International Holocaust Remembrance Day fell on Tuesday, yesterday, “marking the passage of 70 years since the January 27, 1945, liberation of Auschwitz by Soviet soldiers.”
After conversing with a singularly self-centered, narcissistic Jew, I thought of another, very different and magnificent man, who survived the Auschwitz-Birkenau “extermination camps where an estimated 1.1 million people—mostly Jews from across Europe, but also political opponents, prisoners of war, homosexuals, and Roma—were killed in gas chambers or by systematic starvation, forced labor, disease, or medical experiments.” (The Atlantic.)
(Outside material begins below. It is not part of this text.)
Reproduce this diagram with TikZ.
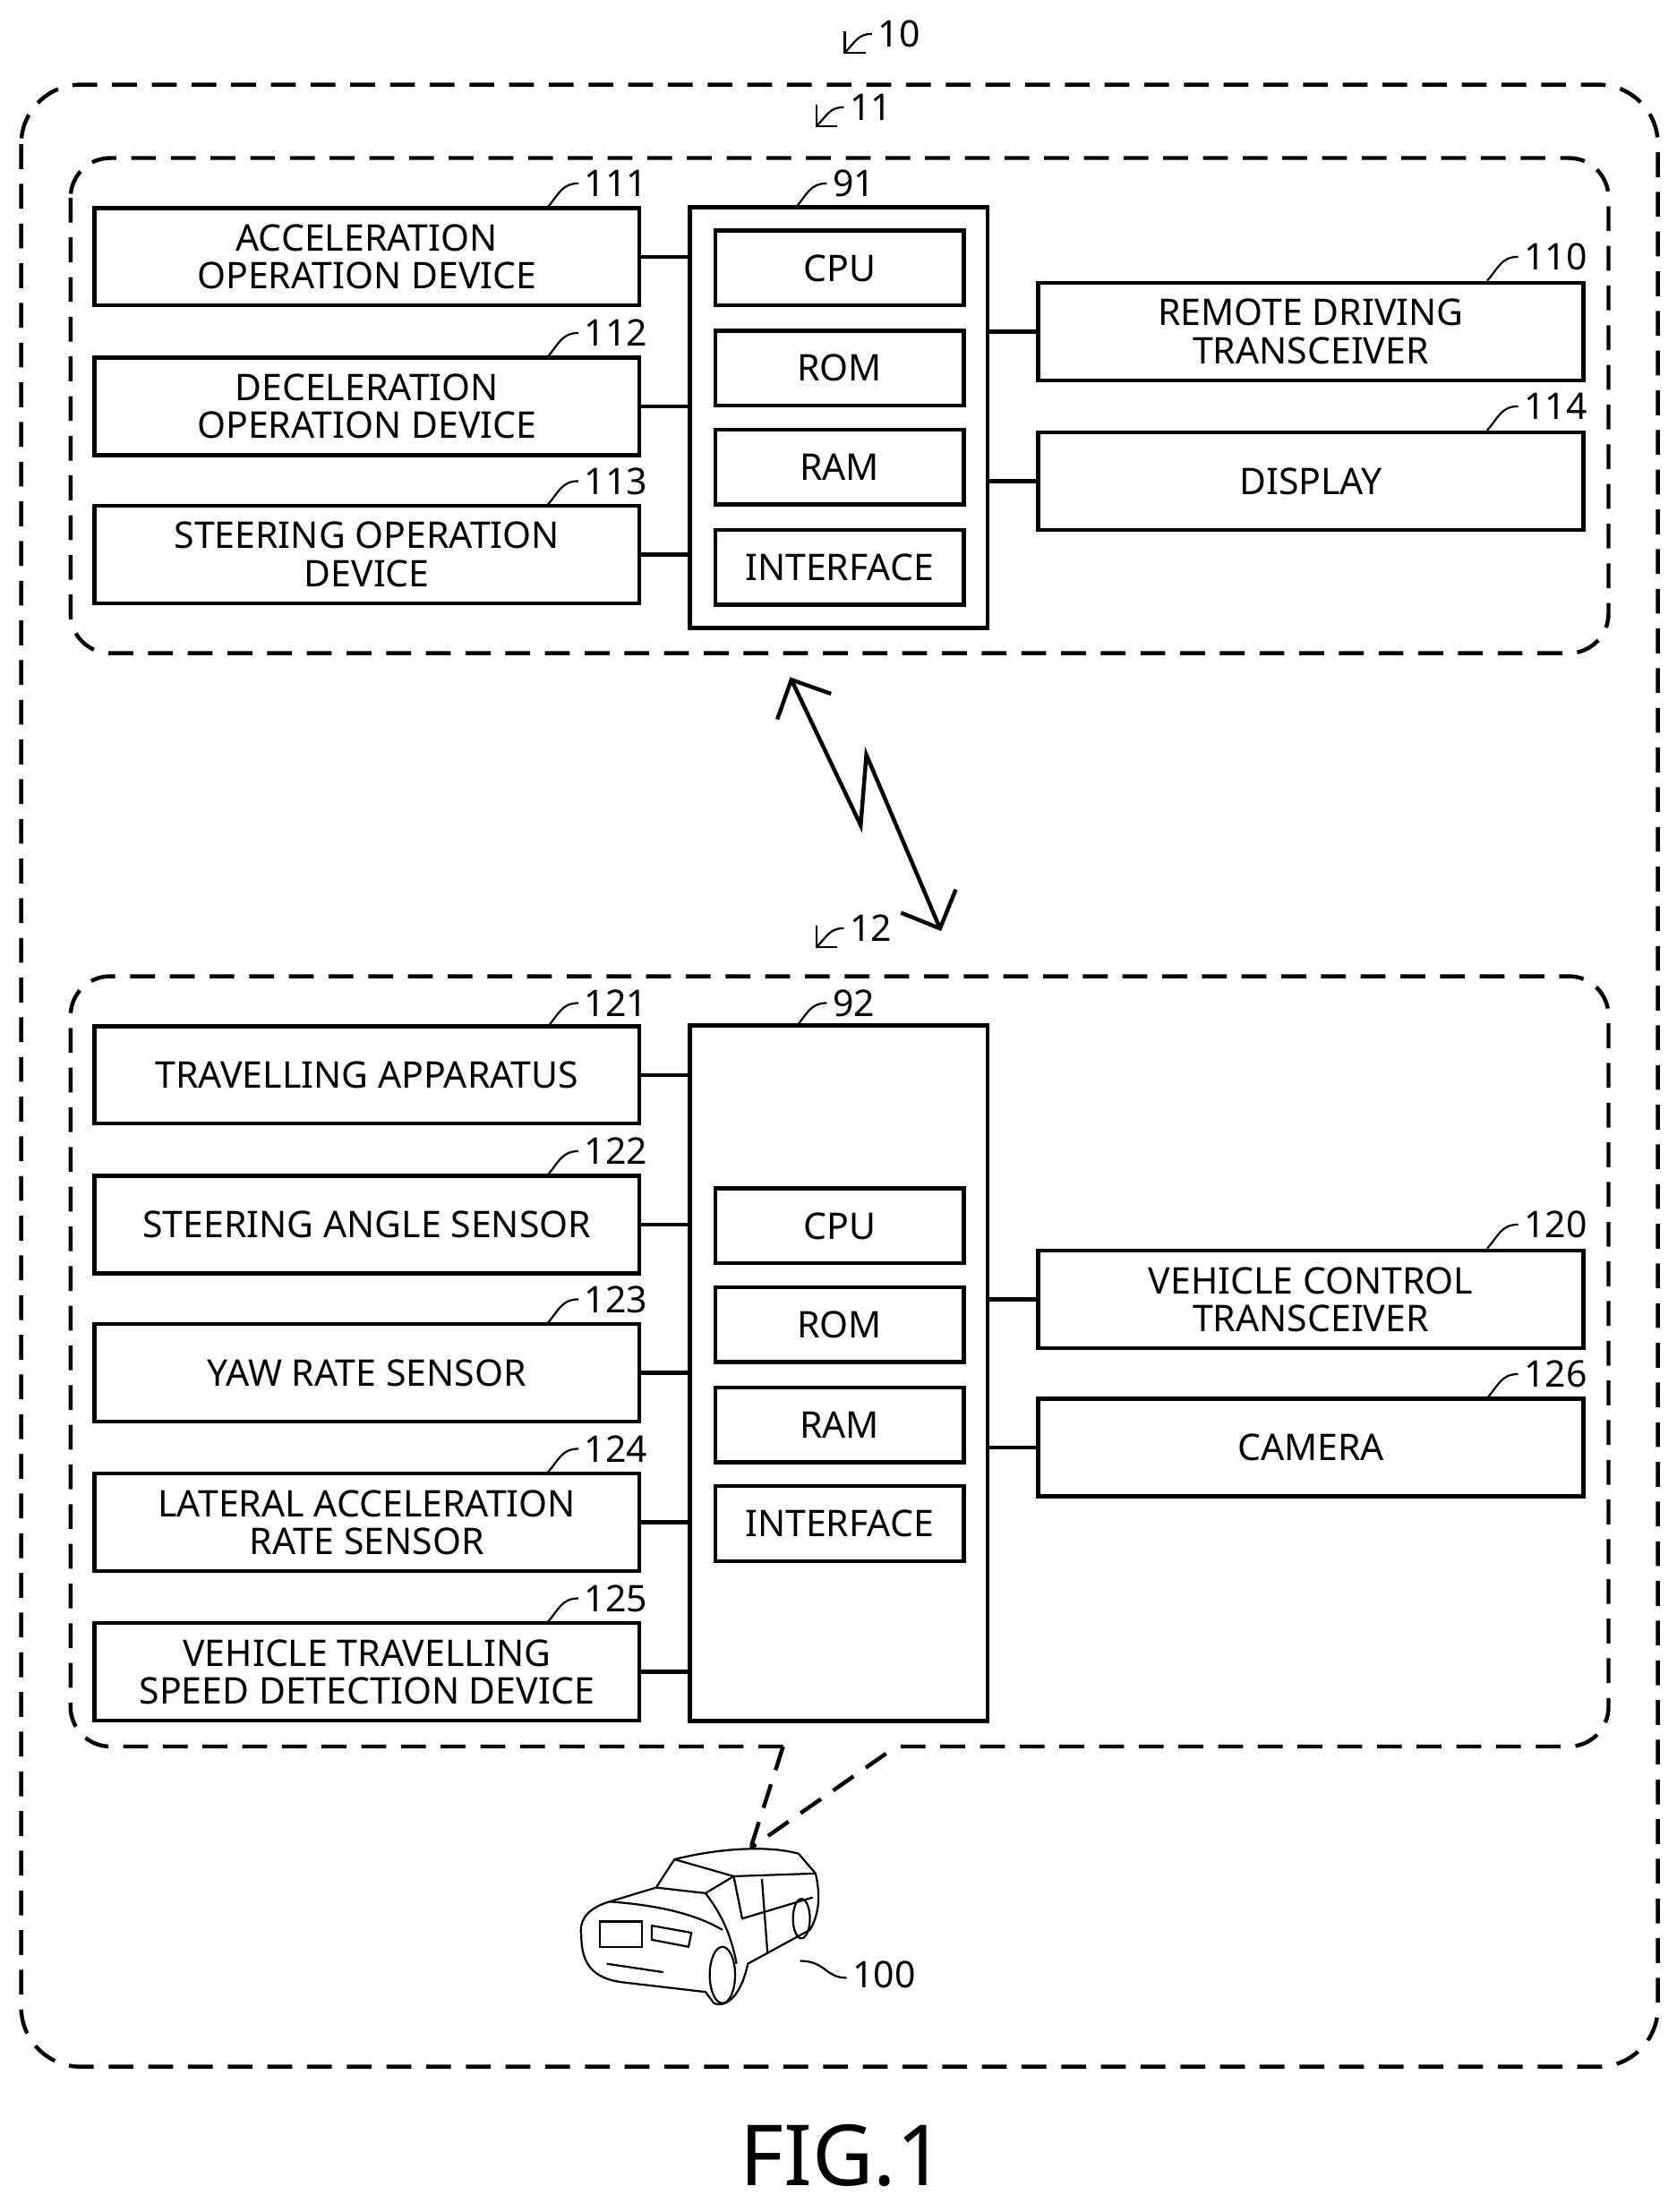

Viktor E. Frankl came out of Auschwitz to found the Third Viennese School of Psychotherapy. The philosopher and distinguished psychiatrist said this of his experience in Auschwitz: “In the camps one lost everything, except the last of the human freedoms, to choose one’s attitude in any given set of circumstances, to choose one’s own way.”
To plagiarize myself, “You can see why liberals have always preferred Freud to Frankl [my family included, whether they know it or not]. They retain a totemic attachment to the Freudian idea that traumatic toilet training is destiny.”
Dr. Frankl, who lost his wife in Auschwitz, but told so poignantly of finding her again in a little chirping bird that followed him—found free will and agency in … Auschwitz too.